◆ WORK REQUIRED: Scan the lines below for the string "this" and copy every one that has it.

◆ RECORDED DATA:
* Begin *

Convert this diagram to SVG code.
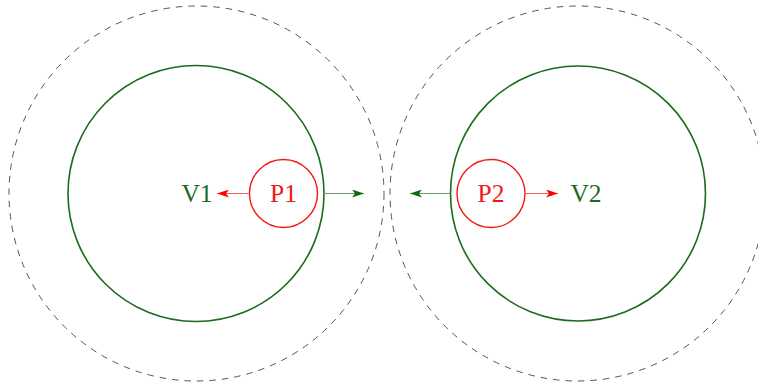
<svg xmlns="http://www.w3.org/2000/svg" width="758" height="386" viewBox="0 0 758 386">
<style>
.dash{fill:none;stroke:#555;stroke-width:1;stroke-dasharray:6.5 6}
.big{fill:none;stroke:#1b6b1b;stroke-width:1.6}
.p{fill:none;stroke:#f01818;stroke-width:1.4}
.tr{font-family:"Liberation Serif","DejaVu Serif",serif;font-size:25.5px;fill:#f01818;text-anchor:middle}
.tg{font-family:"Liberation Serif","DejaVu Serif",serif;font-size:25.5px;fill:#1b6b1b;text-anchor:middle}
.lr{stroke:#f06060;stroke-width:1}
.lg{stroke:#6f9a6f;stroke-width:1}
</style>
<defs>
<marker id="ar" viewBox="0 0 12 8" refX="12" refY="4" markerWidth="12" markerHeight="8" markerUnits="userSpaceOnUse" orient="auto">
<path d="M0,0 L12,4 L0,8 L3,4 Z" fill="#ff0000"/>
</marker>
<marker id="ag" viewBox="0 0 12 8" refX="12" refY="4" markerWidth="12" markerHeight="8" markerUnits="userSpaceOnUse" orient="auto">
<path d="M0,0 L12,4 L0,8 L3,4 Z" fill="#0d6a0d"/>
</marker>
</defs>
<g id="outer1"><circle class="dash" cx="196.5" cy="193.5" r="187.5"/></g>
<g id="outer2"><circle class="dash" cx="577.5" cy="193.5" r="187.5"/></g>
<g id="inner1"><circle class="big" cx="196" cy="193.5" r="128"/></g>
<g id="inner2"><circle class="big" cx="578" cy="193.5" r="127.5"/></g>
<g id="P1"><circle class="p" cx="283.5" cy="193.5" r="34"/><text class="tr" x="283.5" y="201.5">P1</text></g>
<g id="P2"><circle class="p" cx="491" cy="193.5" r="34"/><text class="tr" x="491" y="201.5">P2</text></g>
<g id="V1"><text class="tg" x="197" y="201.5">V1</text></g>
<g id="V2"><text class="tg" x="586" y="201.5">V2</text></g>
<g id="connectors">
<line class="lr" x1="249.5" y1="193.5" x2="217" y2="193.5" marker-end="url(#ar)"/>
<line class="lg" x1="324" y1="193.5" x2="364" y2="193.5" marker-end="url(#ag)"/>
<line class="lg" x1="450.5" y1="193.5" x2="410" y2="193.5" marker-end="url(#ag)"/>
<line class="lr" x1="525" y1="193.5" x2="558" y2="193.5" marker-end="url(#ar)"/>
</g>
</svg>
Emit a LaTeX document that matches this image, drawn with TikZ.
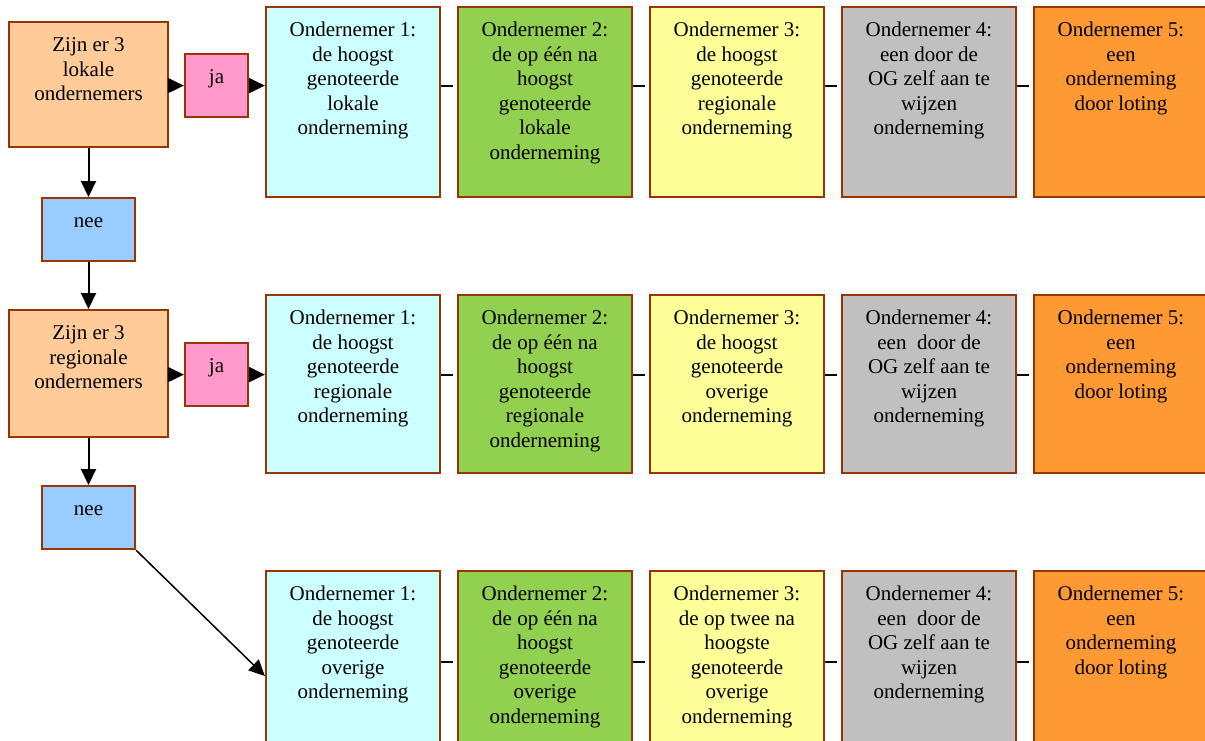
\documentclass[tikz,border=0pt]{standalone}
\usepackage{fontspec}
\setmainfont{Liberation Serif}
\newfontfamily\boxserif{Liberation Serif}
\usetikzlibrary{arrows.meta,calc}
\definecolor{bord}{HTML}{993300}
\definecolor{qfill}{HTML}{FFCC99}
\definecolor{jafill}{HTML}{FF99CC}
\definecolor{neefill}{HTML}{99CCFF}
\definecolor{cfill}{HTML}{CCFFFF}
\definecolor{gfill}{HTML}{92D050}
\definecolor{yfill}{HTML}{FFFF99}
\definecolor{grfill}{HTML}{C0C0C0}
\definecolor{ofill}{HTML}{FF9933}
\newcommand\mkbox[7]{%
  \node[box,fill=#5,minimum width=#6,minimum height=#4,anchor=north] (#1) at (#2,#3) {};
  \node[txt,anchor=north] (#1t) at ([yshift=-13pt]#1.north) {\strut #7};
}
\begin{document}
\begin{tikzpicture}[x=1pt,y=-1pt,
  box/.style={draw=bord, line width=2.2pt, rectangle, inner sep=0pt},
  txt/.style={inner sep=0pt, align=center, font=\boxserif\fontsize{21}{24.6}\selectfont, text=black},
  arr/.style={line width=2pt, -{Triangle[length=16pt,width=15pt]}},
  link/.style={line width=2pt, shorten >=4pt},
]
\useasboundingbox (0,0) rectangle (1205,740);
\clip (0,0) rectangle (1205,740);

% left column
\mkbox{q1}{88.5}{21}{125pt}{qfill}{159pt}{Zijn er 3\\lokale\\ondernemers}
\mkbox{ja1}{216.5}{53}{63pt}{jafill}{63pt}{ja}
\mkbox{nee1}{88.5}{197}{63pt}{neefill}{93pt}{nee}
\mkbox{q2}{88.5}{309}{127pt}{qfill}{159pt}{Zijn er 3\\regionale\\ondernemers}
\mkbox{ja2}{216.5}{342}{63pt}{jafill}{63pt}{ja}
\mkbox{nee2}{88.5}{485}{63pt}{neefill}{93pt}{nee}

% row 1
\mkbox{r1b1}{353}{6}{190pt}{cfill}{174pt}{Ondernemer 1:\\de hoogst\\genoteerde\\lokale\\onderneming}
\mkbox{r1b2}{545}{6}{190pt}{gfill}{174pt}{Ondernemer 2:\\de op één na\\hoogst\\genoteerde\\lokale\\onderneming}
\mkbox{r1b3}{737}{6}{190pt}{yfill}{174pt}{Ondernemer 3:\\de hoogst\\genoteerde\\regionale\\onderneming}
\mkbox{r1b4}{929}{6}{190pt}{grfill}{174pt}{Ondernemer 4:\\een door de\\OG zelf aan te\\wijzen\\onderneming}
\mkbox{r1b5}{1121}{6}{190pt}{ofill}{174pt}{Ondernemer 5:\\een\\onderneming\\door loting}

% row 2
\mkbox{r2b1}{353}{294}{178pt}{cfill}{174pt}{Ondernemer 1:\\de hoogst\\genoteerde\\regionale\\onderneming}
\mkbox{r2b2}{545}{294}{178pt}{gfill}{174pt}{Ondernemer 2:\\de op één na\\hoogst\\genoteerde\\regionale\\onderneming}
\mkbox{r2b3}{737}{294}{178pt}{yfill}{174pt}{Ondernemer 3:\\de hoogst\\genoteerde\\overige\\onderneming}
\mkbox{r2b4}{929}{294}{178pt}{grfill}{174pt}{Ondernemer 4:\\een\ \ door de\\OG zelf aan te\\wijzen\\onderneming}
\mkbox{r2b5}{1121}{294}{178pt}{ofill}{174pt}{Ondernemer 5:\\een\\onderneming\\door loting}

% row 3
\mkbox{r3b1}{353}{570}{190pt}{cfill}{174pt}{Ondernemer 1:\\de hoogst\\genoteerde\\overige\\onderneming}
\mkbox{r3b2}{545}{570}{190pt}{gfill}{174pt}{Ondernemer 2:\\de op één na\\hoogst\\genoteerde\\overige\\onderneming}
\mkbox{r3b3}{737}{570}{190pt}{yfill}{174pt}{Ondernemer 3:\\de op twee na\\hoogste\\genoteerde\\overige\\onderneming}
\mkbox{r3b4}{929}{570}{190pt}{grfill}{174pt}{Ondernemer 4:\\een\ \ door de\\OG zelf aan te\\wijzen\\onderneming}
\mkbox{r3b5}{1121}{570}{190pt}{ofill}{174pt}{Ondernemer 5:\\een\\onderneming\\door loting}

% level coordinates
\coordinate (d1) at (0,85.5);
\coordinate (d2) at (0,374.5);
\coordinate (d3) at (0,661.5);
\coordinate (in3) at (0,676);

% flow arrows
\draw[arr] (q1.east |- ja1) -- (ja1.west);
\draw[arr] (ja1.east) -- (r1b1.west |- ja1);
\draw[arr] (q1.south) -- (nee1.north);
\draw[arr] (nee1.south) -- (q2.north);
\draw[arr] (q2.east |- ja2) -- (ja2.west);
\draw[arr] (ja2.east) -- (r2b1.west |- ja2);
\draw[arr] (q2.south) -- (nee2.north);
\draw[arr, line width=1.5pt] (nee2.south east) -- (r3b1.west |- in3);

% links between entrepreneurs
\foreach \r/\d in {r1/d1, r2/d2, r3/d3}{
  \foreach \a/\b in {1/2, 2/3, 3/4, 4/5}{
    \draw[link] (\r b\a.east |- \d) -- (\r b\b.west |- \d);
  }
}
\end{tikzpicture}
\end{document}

* End *

◆ WRITTEN ANSWER:
Convert this diagram to SVG code.
Emit a LaTeX document that matches this image, drawn with TikZ.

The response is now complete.